A novel game theory based reliable proof-of-stake consensus mechanism for blockchain

The prominent achievement of blockchain technology stimulates exceptional innovation. The major component of blockchain is the consensus mechanism. The standard consensus mechanisms specifically Proof-of-Work (PoW) rely on mining procedures and stake-based mechanisms such as Proof-of-Stake (PoS) rely on massive stake investment as the sole criteria for selection of leader nodes. However, PoW impose huge computational power requirements and latter may incorporate malicious nodes as leader nodes in anonymous blockchain. These issues might fuel the way for distrust among the participants in blockchain. Henceforth, a novel game theory based reliable PoS mechanism for blockchain has been proposed. Federated learning has been used to compute trust_score for each node. The nodes are trained on locally generated dataset. Further, a game theoretic approach has been proposed that uses a reward and punishment scheme to ensure threshold level of trust_score maintenance by each node.
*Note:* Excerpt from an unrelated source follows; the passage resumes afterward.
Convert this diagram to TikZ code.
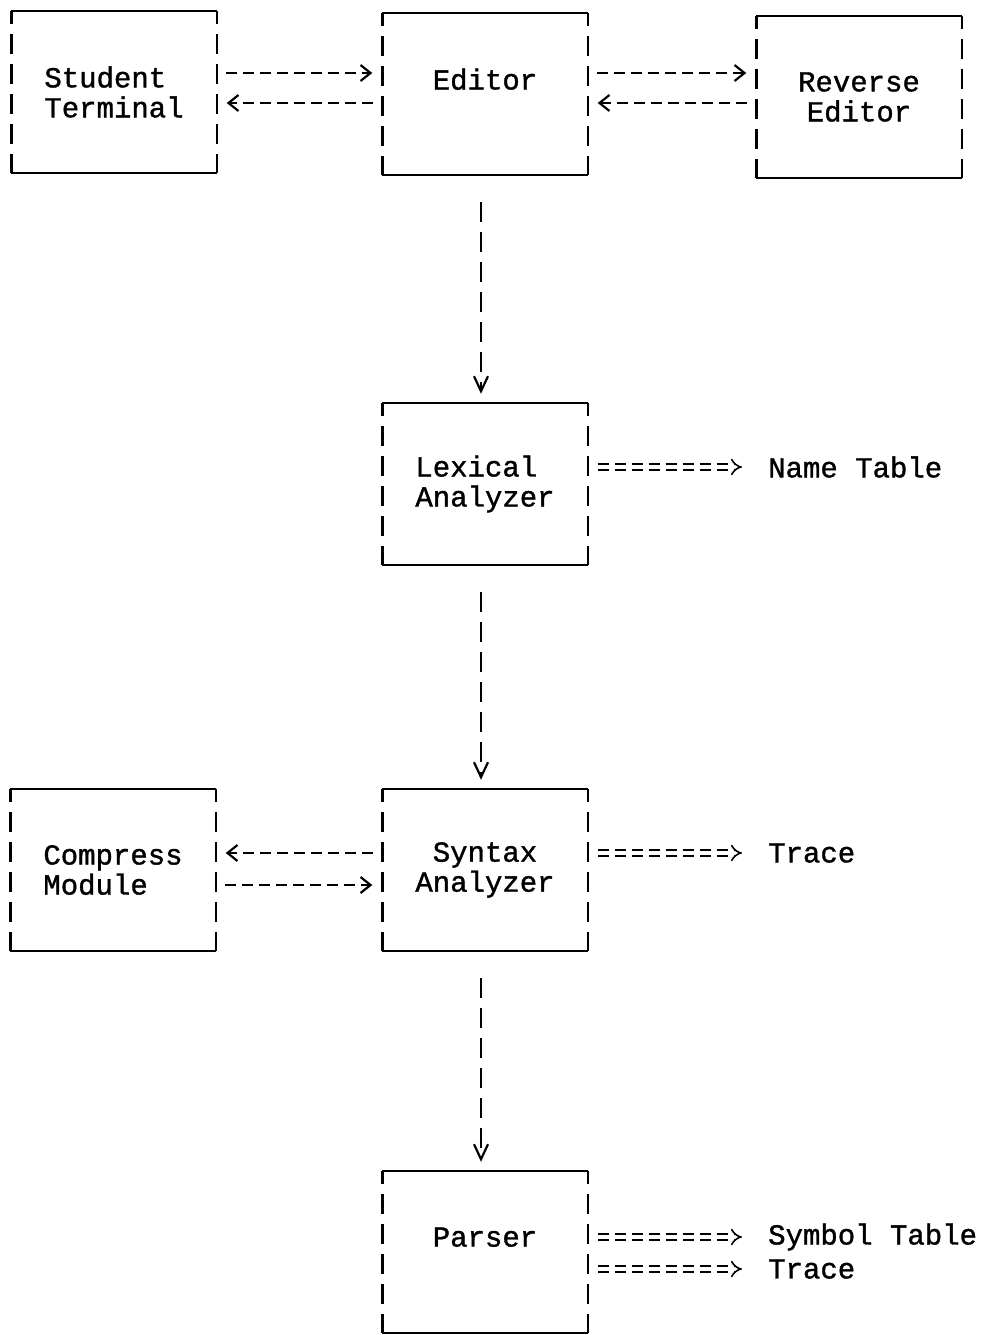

Finally, a crop insurance use case has been developed with the consensus mechanism and blockchain coded in python. The insurance claims are made to operate through smart contract based mobile app system to impart more authenticity. The system is tested and results show an intrusion accomplishment rate reduced by approximate 40% when compared to the standard PoS mechanism and by approximately 33% for algorand, 29% for ouroboros and 20% for tendermint. The mean absolute error also decreases by 30% within specific time. Furthermore, the proposed federated learning-based system is compared with basic neural network-based machine learning model and the results reveal that a significant reduction in average training time amounting to 8.35 second is achieved. Test accuracy has also been analyzed for various learning mechanisms.